Sean Penn takes a break from movies, publishes first novel
The actor, who wants a break from the film industry, debuted his first novel, ‘Bob Honey Who Just Do Stuff’
Sean Penn, Oscarwinning actor, has other passions these days. “I’m not in love with the job of acting anymore,” says Penn, whose films include Milk, Mystic River, Dead Man Walking and many others. “In fact, what I want to do is write books.”
Penn fears the world is so overwhelmed with “content” that even great movies are quickly forgotten. But he still believes in words. This week, Penn joins such literary heroes as Norman Mailer and Jack Kerouac, not to mention such acting peers as Ethan Hawke and James Franco, as an author of fiction. Penn’s novel is called Bob Honey Who Just Do Stuff, a title not out of place for someone whose off-screen adventures have led to encounters with everyone from Mikhail Gorbachev to El Chapo.
Bob Honey, its volatile and alienated protagonist like/unlike the writer himself, is a hot tour of the US and beyond as a Trump-like figure known as “The Landlord” rises to power and Bob Honey longs to be “unbranded, unbridled and free.”
Bob Honey has an improvisational style and a trail of alliterations (“Quite intentionally, to a fault,” Penn acknowledges). The book’s back story follows a scattered path.

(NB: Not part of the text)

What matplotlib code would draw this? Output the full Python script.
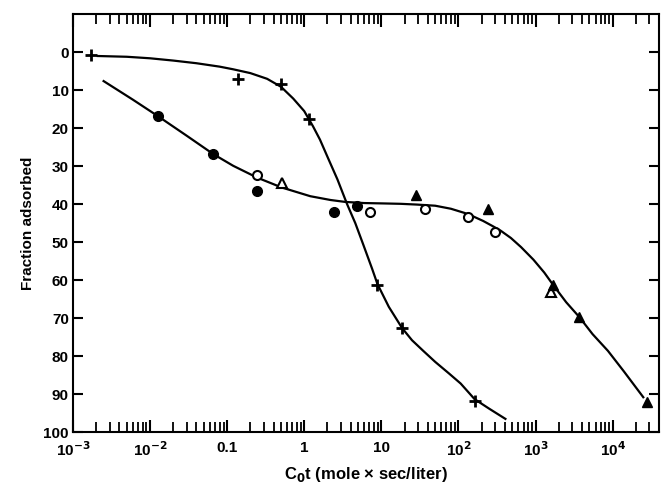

Last year, Penn released a brief audiobook under the pseudonym Pappy Pariah. He expanded on it and published a hardcover under his own name, although he says that opinions contained within, including a poem that chastises the #MeToo movement, are not necessarily his own.
During a recent interview, the 57-yearold Penn talked about writing, movies, #MeToo and his changing tastes in books. He has more trouble in mind for Bob Honey, depending on whether he thinks the public will care. Some reviews have been rough (“Sean Penn The Novelist Must Be Stopped” reads a Huffington Post headline), but the novel has made the top 100 on Amazon.com and hit No. 1 in a category Penn should appreciate: absurdist fiction.
ON WHY HE WROTE THE NOVEL:
“I needed to step away from the news cycle some time during 20152016. It was occurring to me that the debates I had found even myself part of in the public arena had become that which were dividing us as a country more and more, that we entered the conversations now as three-year-olds and to be in the conversation was to be a threeyear-old. The only way I felt I could respond to it was a kind of satire — to choose to laugh, instead of vent, or instead of rage.”
ON READING MEN:
“I realised after I wrote this book that my reading of fiction has been, and I hadn’t thought about it before, almost entirely mono-cultural. It’s almost been entirely American men, the authors I have read. I’m anxious to change that... My real history of going to bookstores and buying a book has been the rugged men tale tellers and I find that my interests do go beyond that.”
ON #METOO:
“One of the interesting things that I note has not come up in the discussion of sexual abuse, be it by a partner or a parent or a legal system, and it’s sort of surprising that there isn’t within any of these movements any express concern or dialogue when it comes to the age consent in this country.”
“Here we are talking about sexual abuse and you’re still seeing in this country teenagers being married. I think for a movement about protecting young people, about protecting women, that if we are to add to our empathy those who were exploited for their ambition, among the other things, which is not my business to say that that’s a fair thing to be protected from or not.”
“The expectation for me in my adulthood was that I was responsible for that. We are all different and people have different strengths and weaknesses at different times in their lives. But when we’re talking about kids, it’s just clear.”